IBM Torcs AI racing competition
Hello readers!
Me and my friend Patryk are taking part in the 2026 edition of IBM AI Racing Competition.
The goal of it is to develop an AI agent capable of driving a car in Torcs simulator on "Corkscrew" track and perform a full lap.
For our solution, we trained an TD3 RL neural network agent to drive the car.
Reinforcement Learning networks can control things and learn thru points - in a nutshell, they recieve positive points (reward) for doing something correctly, and negative points (punishment) for doing something incorrectly. They learn how to behave to maximize the reward. Of course, they lack understanding of purpose, so we have to program constrains and how the point system works ourselves. It is challenging, as they like to find workarounds to get free points or stop losing them. If the grading system is designed wrong, the neural network may end up learning to quickly fail or never do anything, for example.
First, we pre-trained our network to drive thru the whole circuit without falling off-track from start to finish, and reduced maximum speed to a low one. After many hours of trial and error, TD3 learned to finish a lap.
Since it was driving very chaotically, next fine-tuning session focused on stability. The neural network learned to drive straight instead of turning all the time.
For next fine-tuning, we unlocked the max speed and implemented automatic gear switching. The AI model learned how to control speed, but became less effective in finishing a lap.
Final fine-tuning restored its ability to finish the whole track. The AI car could finally finish a whole race!

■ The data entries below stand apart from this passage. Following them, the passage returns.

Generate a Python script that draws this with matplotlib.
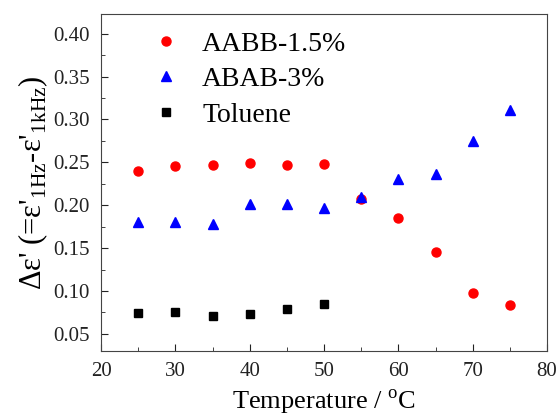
import matplotlib
matplotlib.use('Agg')
import matplotlib.pyplot as plt
from matplotlib.ticker import MultipleLocator

plt.rcParams['font.family'] = ['Liberation Serif', 'DejaVu Serif']
plt.rcParams['mathtext.fontset'] = 'custom'
plt.rcParams['mathtext.rm'] = 'Liberation Serif'

temp_aabb = [25, 30, 35, 40, 45, 50, 55, 60, 65, 70, 75]
aabb = [0.240, 0.246, 0.247, 0.249, 0.247, 0.248, 0.207, 0.185, 0.145, 0.098, 0.084]

temp_abab = [25, 30, 35, 40, 45, 50, 55, 60, 65, 70, 75]
abab = [0.180, 0.180, 0.178, 0.202, 0.202, 0.197, 0.210, 0.230, 0.236, 0.275, 0.311]

temp_tol = [25, 30, 35, 40, 45, 50]
toluene = [0.074, 0.076, 0.071, 0.073, 0.079, 0.085]

fig = plt.figure(figsize=(5.6, 4.16), dpi=100)
ax = fig.add_axes([101/560, 1 - 351/416, (547-101)/560, (351-14)/416])

ax.plot(temp_aabb, aabb, 'o', color='red', markersize=6.5, label='AABB-1.5%', linestyle='none')
ax.plot(temp_abab, abab, '^', color='blue', markersize=7, label='ABAB-3%', linestyle='none')
ax.plot(temp_tol, toluene, 's', color='black', markersize=6, label='Toluene', linestyle='none')

ax.set_xlim(20, 80)
ax.set_ylim(0.03, 0.423)
ax.xaxis.set_major_locator(MultipleLocator(10))
ax.xaxis.set_minor_locator(MultipleLocator(5))
ax.yaxis.set_major_locator(MultipleLocator(0.05))
ax.yaxis.set_minor_locator(MultipleLocator(0.025))
ax.yaxis.set_major_formatter(plt.FormatStrFormatter('%.2f'))
ax.tick_params(which='both', direction='in', labelsize=15, colors='#222222')
ax.tick_params(which='major', length=5, pad=8)
ax.tick_params(which='minor', length=3)
for s in ax.spines.values():
    s.set_color('#444444')

ax.set_xlabel('Temperature / $^{\\rm o}$C', fontsize=19, labelpad=5)
ax.set_ylabel("Δε' (=ε'$_{\\rm 1Hz}$-ε'$_{\\rm 1kHz}$)", fontsize=22, labelpad=2)

ax.legend(loc='upper left', frameon=False, fontsize=20, handletextpad=0.5,
          borderaxespad=0.1, labelspacing=0.36, handlelength=1.6,
          bbox_to_anchor=(0.065, 0.99))

fig.savefig('out.png', dpi=100)
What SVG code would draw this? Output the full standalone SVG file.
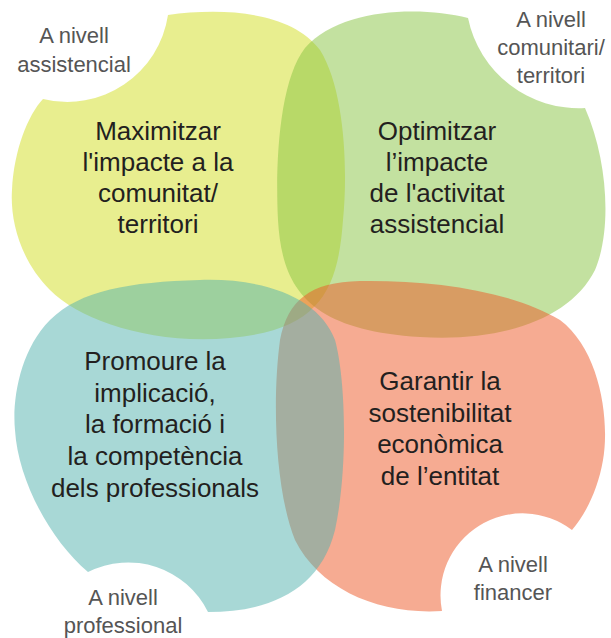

Since some random failures were still occuring, we decided to add a safety envelope for the AI system in form of a deterministic fallback. If the neural network stopped responding or the car fell off the track and the AI was unable to return back onto the road, the deterministic program takes control until the AI can drive again.
We used IBM Granite LLM model, more specifically Granite 4.0 H 32B, to help us understand how Torcs works, optimize code and consult solutions and grading system for the TD3.
We are thankful for the opportunity to take part in the competition. We wish best of luck to all other participants, and hope our solution will perform well.